## Written instruction
Retype the data that follows line by line, exactly, and leave its pictures out.

## Supplied data
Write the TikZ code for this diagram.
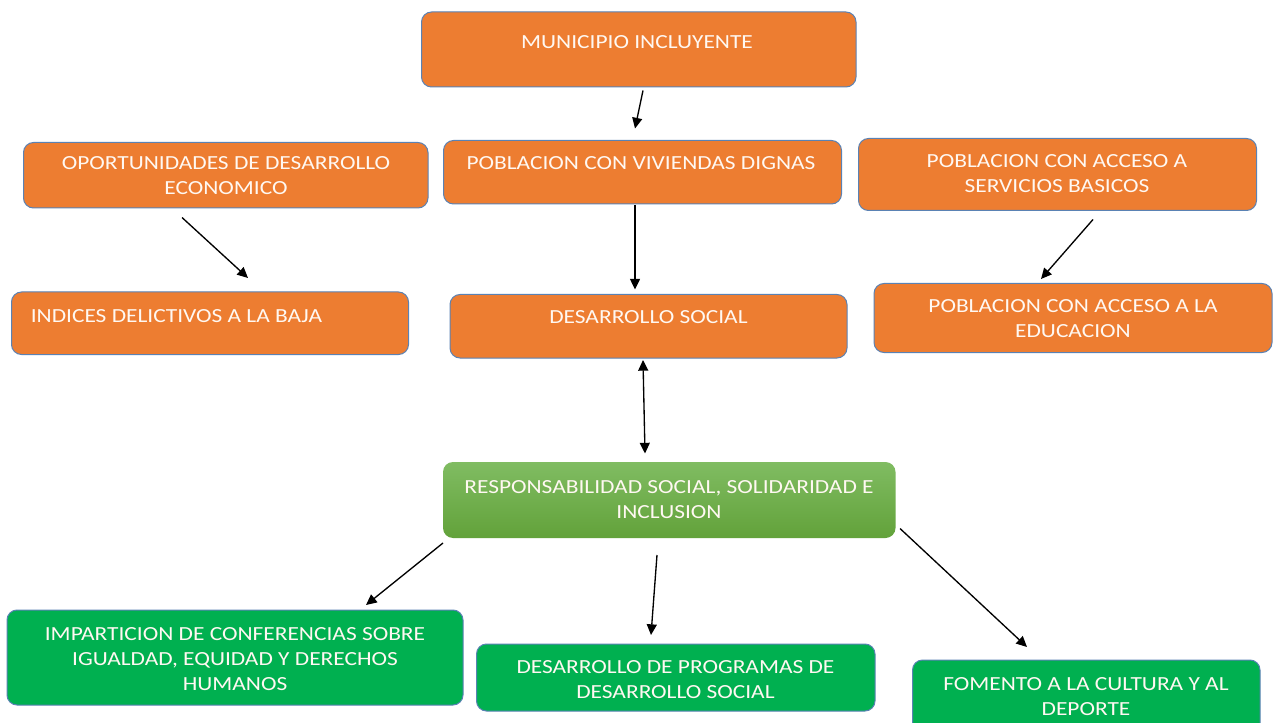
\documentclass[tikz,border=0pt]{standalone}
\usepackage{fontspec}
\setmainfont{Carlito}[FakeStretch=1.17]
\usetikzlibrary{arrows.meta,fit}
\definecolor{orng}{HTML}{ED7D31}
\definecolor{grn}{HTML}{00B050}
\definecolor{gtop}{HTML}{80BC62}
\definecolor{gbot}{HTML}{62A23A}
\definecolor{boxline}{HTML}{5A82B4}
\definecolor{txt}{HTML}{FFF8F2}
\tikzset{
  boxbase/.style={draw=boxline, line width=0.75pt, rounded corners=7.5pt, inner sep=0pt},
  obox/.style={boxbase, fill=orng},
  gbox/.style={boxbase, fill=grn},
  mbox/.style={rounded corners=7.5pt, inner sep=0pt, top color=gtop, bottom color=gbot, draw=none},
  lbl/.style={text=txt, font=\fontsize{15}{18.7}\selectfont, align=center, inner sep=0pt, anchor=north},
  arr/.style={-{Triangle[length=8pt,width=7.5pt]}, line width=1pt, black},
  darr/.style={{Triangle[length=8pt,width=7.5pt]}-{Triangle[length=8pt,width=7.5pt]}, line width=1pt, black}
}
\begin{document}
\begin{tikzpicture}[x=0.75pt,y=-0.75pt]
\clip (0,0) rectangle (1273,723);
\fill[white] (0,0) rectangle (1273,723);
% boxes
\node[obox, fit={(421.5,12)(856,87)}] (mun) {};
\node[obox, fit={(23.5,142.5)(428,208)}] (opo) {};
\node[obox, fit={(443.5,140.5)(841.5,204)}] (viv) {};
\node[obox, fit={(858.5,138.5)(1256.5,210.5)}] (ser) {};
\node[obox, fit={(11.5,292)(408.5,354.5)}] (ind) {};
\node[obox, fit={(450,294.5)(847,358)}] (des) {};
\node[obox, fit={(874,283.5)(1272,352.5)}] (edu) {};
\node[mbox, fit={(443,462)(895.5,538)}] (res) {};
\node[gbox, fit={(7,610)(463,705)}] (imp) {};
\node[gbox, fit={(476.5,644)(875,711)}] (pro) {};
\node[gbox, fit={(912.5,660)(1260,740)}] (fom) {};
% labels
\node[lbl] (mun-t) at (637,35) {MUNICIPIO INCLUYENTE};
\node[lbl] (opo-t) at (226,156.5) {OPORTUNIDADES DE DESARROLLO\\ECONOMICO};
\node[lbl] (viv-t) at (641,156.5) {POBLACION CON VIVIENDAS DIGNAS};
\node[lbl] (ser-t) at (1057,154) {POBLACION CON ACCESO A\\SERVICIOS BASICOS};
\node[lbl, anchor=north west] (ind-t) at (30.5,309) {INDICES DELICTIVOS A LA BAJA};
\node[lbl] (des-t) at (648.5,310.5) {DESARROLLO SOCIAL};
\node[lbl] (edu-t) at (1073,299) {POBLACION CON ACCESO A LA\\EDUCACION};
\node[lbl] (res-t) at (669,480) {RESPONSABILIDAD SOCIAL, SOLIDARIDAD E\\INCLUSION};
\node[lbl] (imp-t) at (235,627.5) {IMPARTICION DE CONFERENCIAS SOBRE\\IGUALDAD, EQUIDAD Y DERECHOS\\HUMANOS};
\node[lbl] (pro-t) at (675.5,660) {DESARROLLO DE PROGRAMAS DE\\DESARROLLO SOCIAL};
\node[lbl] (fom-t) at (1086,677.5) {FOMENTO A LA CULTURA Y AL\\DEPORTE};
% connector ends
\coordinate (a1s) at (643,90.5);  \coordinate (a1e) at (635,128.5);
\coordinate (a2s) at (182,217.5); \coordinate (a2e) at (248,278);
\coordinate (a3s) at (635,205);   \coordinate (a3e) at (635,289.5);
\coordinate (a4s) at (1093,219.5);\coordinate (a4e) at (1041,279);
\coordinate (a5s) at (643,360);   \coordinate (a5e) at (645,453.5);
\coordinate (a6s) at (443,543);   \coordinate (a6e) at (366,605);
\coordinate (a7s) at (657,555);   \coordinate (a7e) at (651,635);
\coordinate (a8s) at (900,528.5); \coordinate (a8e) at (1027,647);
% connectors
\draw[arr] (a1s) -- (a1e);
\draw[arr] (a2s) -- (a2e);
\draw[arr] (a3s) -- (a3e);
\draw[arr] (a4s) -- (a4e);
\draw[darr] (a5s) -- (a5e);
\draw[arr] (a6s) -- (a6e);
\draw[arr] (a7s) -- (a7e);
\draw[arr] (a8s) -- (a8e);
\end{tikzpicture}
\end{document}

## Solved exercise
Write the TikZ code for this diagram.
\documentclass[tikz,border=0pt]{standalone}
\usepackage{fontspec}
\setmainfont{Carlito}[FakeStretch=1.17]
\usetikzlibrary{arrows.meta,fit}
\definecolor{orng}{HTML}{ED7D31}
\definecolor{grn}{HTML}{00B050}
\definecolor{gtop}{HTML}{80BC62}
\definecolor{gbot}{HTML}{62A23A}
\definecolor{boxline}{HTML}{5A82B4}
\definecolor{txt}{HTML}{FFF8F2}
\tikzset{
  boxbase/.style={draw=boxline, line width=0.75pt, rounded corners=7.5pt, inner sep=0pt},
  obox/.style={boxbase, fill=orng},
  gbox/.style={boxbase, fill=grn},
  mbox/.style={rounded corners=7.5pt, inner sep=0pt, top color=gtop, bottom color=gbot, draw=none},
  lbl/.style={text=txt, font=\fontsize{15}{18.7}\selectfont, align=center, inner sep=0pt, anchor=north},
  arr/.style={-{Triangle[length=8pt,width=7.5pt]}, line width=1pt, black},
  darr/.style={{Triangle[length=8pt,width=7.5pt]}-{Triangle[length=8pt,width=7.5pt]}, line width=1pt, black}
}
\begin{document}
\begin{tikzpicture}[x=0.75pt,y=-0.75pt]
\clip (0,0) rectangle (1273,723);
\fill[white] (0,0) rectangle (1273,723);
% boxes
\node[obox, fit={(421.5,12)(856,87)}] (mun) {};
\node[obox, fit={(23.5,142.5)(428,208)}] (opo) {};
\node[obox, fit={(443.5,140.5)(841.5,204)}] (viv) {};
\node[obox, fit={(858.5,138.5)(1256.5,210.5)}] (ser) {};
\node[obox, fit={(11.5,292)(408.5,354.5)}] (ind) {};
\node[obox, fit={(450,294.5)(847,358)}] (des) {};
\node[obox, fit={(874,283.5)(1272,352.5)}] (edu) {};
\node[mbox, fit={(443,462)(895.5,538)}] (res) {};
\node[gbox, fit={(7,610)(463,705)}] (imp) {};
\node[gbox, fit={(476.5,644)(875,711)}] (pro) {};
\node[gbox, fit={(912.5,660)(1260,740)}] (fom) {};
% labels
\node[lbl] (mun-t) at (637,35) {MUNICIPIO INCLUYENTE};
\node[lbl] (opo-t) at (226,156.5) {OPORTUNIDADES DE DESARROLLO\\ECONOMICO};
\node[lbl] (viv-t) at (641,156.5) {POBLACION CON VIVIENDAS DIGNAS};
\node[lbl] (ser-t) at (1057,154) {POBLACION CON ACCESO A\\SERVICIOS BASICOS};
\node[lbl, anchor=north west] (ind-t) at (30.5,309) {INDICES DELICTIVOS A LA BAJA};
\node[lbl] (des-t) at (648.5,310.5) {DESARROLLO SOCIAL};
\node[lbl] (edu-t) at (1073,299) {POBLACION CON ACCESO A LA\\EDUCACION};
\node[lbl] (res-t) at (669,480) {RESPONSABILIDAD SOCIAL, SOLIDARIDAD E\\INCLUSION};
\node[lbl] (imp-t) at (235,627.5) {IMPARTICION DE CONFERENCIAS SOBRE\\IGUALDAD, EQUIDAD Y DERECHOS\\HUMANOS};
\node[lbl] (pro-t) at (675.5,660) {DESARROLLO DE PROGRAMAS DE\\DESARROLLO SOCIAL};
\node[lbl] (fom-t) at (1086,677.5) {FOMENTO A LA CULTURA Y AL\\DEPORTE};
% connector ends
\coordinate (a1s) at (643,90.5);  \coordinate (a1e) at (635,128.5);
\coordinate (a2s) at (182,217.5); \coordinate (a2e) at (248,278);
\coordinate (a3s) at (635,205);   \coordinate (a3e) at (635,289.5);
\coordinate (a4s) at (1093,219.5);\coordinate (a4e) at (1041,279);
\coordinate (a5s) at (643,360);   \coordinate (a5e) at (645,453.5);
\coordinate (a6s) at (443,543);   \coordinate (a6e) at (366,605);
\coordinate (a7s) at (657,555);   \coordinate (a7e) at (651,635);
\coordinate (a8s) at (900,528.5); \coordinate (a8e) at (1027,647);
% connectors
\draw[arr] (a1s) -- (a1e);
\draw[arr] (a2s) -- (a2e);
\draw[arr] (a3s) -- (a3e);
\draw[arr] (a4s) -- (a4e);
\draw[darr] (a5s) -- (a5e);
\draw[arr] (a6s) -- (a6e);
\draw[arr] (a7s) -- (a7e);
\draw[arr] (a8s) -- (a8e);
\end{tikzpicture}
\end{document}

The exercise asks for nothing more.